Japan Policy & Politics - Ex-lawmaker, 7 indicted over vote buying involving dentist groupTOKYO, Aug. 17 Kyodo
Tokyo prosecutors indicted Yukihiro Yoshida, a former lawmaker of Japan's governing Liberal Democratic Party, and seven others Tuesday on charges of buying votes using money from the Japan Dental Association before a lower house election last November.
Of the eight, Yoshida, 43, who lost his Diet seat in the House of Representatives election, Hirotake Uchida, 63, former director of the dentist group, and Yasushi Miwa, 60, head of the Aichi prefectural dentist association, were charged with giving checks to local assembly members in violation of the Public Offices Election Law.
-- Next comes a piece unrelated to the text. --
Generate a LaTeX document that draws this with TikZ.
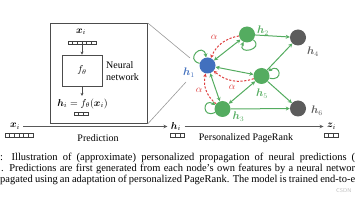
\documentclass[tikz,border=0pt]{standalone}
\usepackage{fontspec}
\setmainfont{Liberation Serif}
\usepackage{bm}
\usetikzlibrary{arrows.meta,calc}
\definecolor{ngreen}{RGB}{84,172,96}
\definecolor{nblue}{RGB}{66,112,190}
\definecolor{ngray}{RGB}{92,92,92}
\definecolor{nred}{RGB}{222,62,62}
\newcommand\vecrow[4]{%
  \node[vecbox, minimum width=#4*4.6pt] (#1) at (#2,#3) {};
  \foreach \k in {1,...,#4} \draw[vecline] ($(#1.south west)!\k/#4!(#1.south east)$) -- ($(#1.north west)!\k/#4!(#1.north east)$);
}
\begin{document}
\begin{tikzpicture}[x=1pt,y=1pt,
  every node/.style={font=\fontsize{10}{12}\selectfont},
  vecbox/.style={draw=black!75, line width=0.6pt, inner sep=0pt, minimum height=3.6pt, fill=white},
  vecline/.style={draw=black!75, line width=0.6pt},
  gnode/.style={circle, minimum size=16pt, inner sep=0pt},
  glabel/.style={font=\fontsize{10.5}{12}\selectfont},
  gedge/.style={draw=ngreen, line width=1pt, -{Stealth[length=4pt,width=4pt]}},
  gboth/.style={gedge, {Stealth[length=4pt,width=4pt]}-{Stealth[length=4pt,width=4pt]}},
  redge/.style={draw=nred, line width=1pt, dash pattern=on 2.2pt off 1.6pt, -{Stealth[length=3.5pt,width=3.5pt]}},
  flow/.style={draw=black!65, line width=0.9pt, -{Stealth[length=4pt,width=3.5pt]}},
  inflow/.style={draw=black!70, line width=0.6pt, -{Stealth[length=3pt,width=3pt]}},
  zoomline/.style={draw=black!40, line width=0.6pt},
  captext/.style={anchor=base west, inner sep=0pt, font=\fontsize{10.5}{12}\selectfont},
]
\useasboundingbox (0,0) rectangle (356,-200);

% neural network box
\node[draw=black!70, line width=0.8pt, minimum width=97pt, minimum height=100pt, anchor=north west, inner sep=0pt] (nnbox) at (50,-23) {};
\node (xin) at (81,-32) {$\bm{x}_i$};
\vecrow{xvec}{82}{-42.7}{6}
\node[draw=black!70, line width=0.8pt, minimum width=40pt, minimum height=31pt, inner sep=0pt] (f) at (82,-70.5) {$f_\theta$};
\node[align=left, anchor=west, inner sep=0pt, font=\fontsize{10}{12.5}\selectfont] (nn) at (106,-71) {Neural\\network};
\node (hin) at (82.5,-104) {$\bm{h}_i = f_\theta(\bm{x}_i)$};
\vecrow{hvec}{81}{-114}{3}
\draw[inflow] (xvec.south) -- (f.north);
\draw[inflow] (f.south) -- ++(0,-9.5) coordinate (fout);

% zoom lines
\coordinate (z1) at (190,-58);
\coordinate (z2) at (186,-82);
\draw[zoomline] (nnbox.north east) -- (z1);
\draw[zoomline] (nnbox.south east) -- (z2);

% graph nodes
\node[gnode, fill=nblue] (h1) at (207.5,-65.5) {};
\node[gnode, fill=ngreen] (h2) at (247,-34.5) {};
\node[gnode, fill=ngray] (h4) at (298,-37.5) {};
\node[gnode, fill=ngreen] (h5) at (261.5,-76) {};
\node[gnode, fill=ngreen] (h3) at (222.5,-109) {};
\node[gnode, fill=ngray] (h6) at (298,-108.5) {};

\node[glabel, text=nblue] (l1) at (189,-72.5) {$\bm{h}_1$};
\node[glabel, text=ngreen] (l2) at (263,-31) {$\bm{h}_2$};
\node[glabel, text=ngray] (l4) at (313,-51.5) {$\bm{h}_4$};
\node[glabel, text=ngreen] (l5) at (262,-93.5) {$\bm{h}_5$};
\node[glabel, text=ngreen] (l3) at (238.5,-117) {$\bm{h}_3$};
\node[glabel, text=ngray] (l6) at (317,-110.5) {$\bm{h}_6$};

% green edges
\draw[gboth] (h1) -- (h2);
\draw[gboth] (h1) -- (h5);
\draw[gboth] (h1) -- (h3);
\draw[gboth] (h3) -- (h5);
\draw[gedge] (h2) -- (h4);
\draw[gedge] (h5) -- (h4);
\draw[gedge] (h3) -- (h6);
\draw[gedge] (h5) -- (h6);

% self loops
\draw[gedge] (h1) to[out=165,in=100,min distance=16pt] (h1);
\draw[gedge] (h2) to[out=-40,in=-115,min distance=15pt] (h2);
\draw[gedge] (h5) to[out=-15,in=35,min distance=15pt] (h5);
\draw[gedge] (h3) to[out=205,in=150,min distance=15pt] (h3);

% teleport (alpha) edges
\draw[redge] (h2) to[bend right=28] (h1);
\draw[redge] (h5) to[bend left=30] (h1);
\draw[redge] (h3) to[bend left=32] (h1);
\node[text=nred] (a1) at (214,-37) {$\alpha$};
\node[text=nred] (a2) at (232,-87) {$\alpha$};
\node[text=nred] (a3) at (199,-90) {$\alpha$};

% bottom flow
\node (xbot) at (15,-126.5) {$\bm{x}_i$};
\vecrow{xbvec}{19}{-135.5}{6}
\node (hbot) at (176,-126.5) {$\bm{h}_i$};
\vecrow{hbvec}{177.5}{-135.5}{3}
\node (zbot) at (331.5,-126.5) {$\bm{z}_i$};
\vecrow{zbvec}{331}{-135.5}{3}
\draw[flow] (xbot) -- (hbot);
\draw[flow] (hbot) -- (zbot);
\node (pred) at (98,-138) {Prediction};
\node (ppr) at (246,-138) {Personalized PageRank};

% caption (cropped)
\node[captext] (c1) at (0,-160.5) {\makebox[355pt][s]{: Illustration of (approximate) personalized propagation of neural predictions (}};
\node[captext] (c2) at (1,-171.5) {\makebox[354pt][s]{. Predictions are first generated from each node's own features by a neural networ}};
\node[captext] (c3) at (0,-182.5) {\makebox[355pt][s]{pagated using an adaptation of personalized PageRank. The model is trained end-to-e}};
\node[anchor=west, inner sep=0pt, text=black!25, font=\sffamily\fontsize{5.5}{6}\selectfont] (wm) at (336,-190.5) {CSDN};
\end{tikzpicture}
\end{document}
The other five are three Aichi Prefectural Assembly members and two Nagoya Municipal Assembly members charged with receiving checks for 2 million yen each around September last year from Miwa, who was also serving as the chief of a local LDP arm, to round up votes in an effort to help Yoshida win in the general election.
The eight have admitted to the charges in principle, according to the Tokyo District Public Prosecutors Office.
Yoshida, formerly a dentist, first won a lower house seat in 1996 as a member of the now-defunct New Frontier Party (Shinshinto) and later moved to the New Conservative Party, also defunct. He switched to the LDP when he was reelected in 2000.
The prosecutors indicted Yoshida, Uchida and Sadao Usuda, 73, on Aug. 4 for embezzling the association's money in 2001 to help Usuda's efforts to be reelected as JDA chairman in March 2003. Usuda won the association's chairmanship election in 2000 and was easily reelected in 2003.
The money was withdrawn from a JDA account as a political donation to Yoshida in late August 2001 and returned to Usuda and Uchida for vote-buying operations in November and December 2002, they said.
The latest charges surfaced in the process of investigations into the embezzlement case, involving looking into the flow of political contributions by the dental association's political arm.
Former Prime Minister Ryutaro Hashimoto has resigned as head of the LDP's largest faction over an undeclared 100 million yen donation he allegedly received from the dental association.